The whole incident is a curious one. Welles and Houseman having set out to create a company dedicated
to classical theatre, inaugurated their first season with a mid-nineteenth-century French farce transposed into a surreal Mid-Western romp, then, having proceeded to what was their legitimate business, an Elizabethan masterpiece, they lurched suddenly into a straightforward piece of agitprop, which, instead of simply taking its place alongside all the many other more or less controversial offerings
of the FTP became, due to a series of unforeseen circumstances – crisis within the project, crisis in the steel industry – a cause célèbre, which ended in Houseman and Welles defying the Project, and breaking away on their own. The journey from their original starting point was rapid and complete. But
The Cradle Will Rock
is entirely uncharacteristic of their work, together or apart. In particular,
what appeared on the stage of the Venice Theatre owed nothing to Welles. It was to evolve still further; further and further from the original conception. It is probable that had the production gone ahead as Welles planned it, it would have had nothing like the success it achieved.
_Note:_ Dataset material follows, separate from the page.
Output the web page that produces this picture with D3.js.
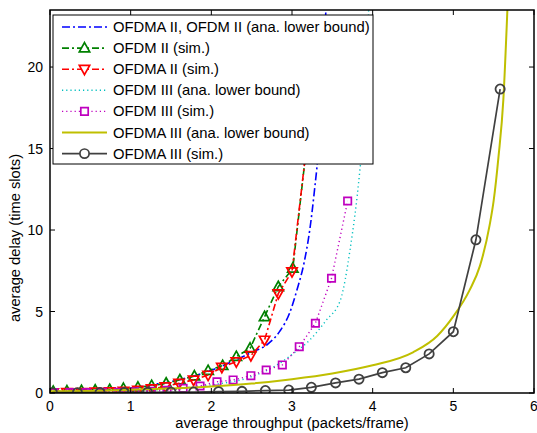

Lehman Engel wrote in
This Bright Day
: ‘Orson – serendipity at work – was never to be debited with this nightmare
production.’ What happened instead was that his name was more than ever linked with notoriety, never a bad thing, as far as Welles was concerned.

It may have winded him a little, privately, to realise that all that ingenuity, all that energy, all that inspiration was dispensable: the
show worked anyway. Better, in fact. There is a strange sense of Welles withdrawing, of no longer being needed.
The great director withdrew in the face of the primitive relationship between author and audience. He was, in fact, saved by the bell – as, perhaps, was Blitzstein, who said, speaking to the
Daily Worker
, ‘I can’t regard this work purely from the viewpoint of the artist – I believe firmly in what the play stands for and an audience of steelworkers represents a new public, wide-awake and extremely
critical,’ a perfectly Brechtian point of view. Welles’s approach, as expressed in his production, had it seen the light of day, was the opposite. It sought to overwhelm the audience with theatrical effect. Happy Blitzstein, saved from his director! In fact, Blitzstein had been delighted at every turn with Welles’s work (he was fond enough of him to dedicate the next piece – his radio play
I’ve
Got the Tune!
– to him), but
The Cradle Will Rock
is too slight a piece to have survived all the genius Welles was eager to lavish upon it.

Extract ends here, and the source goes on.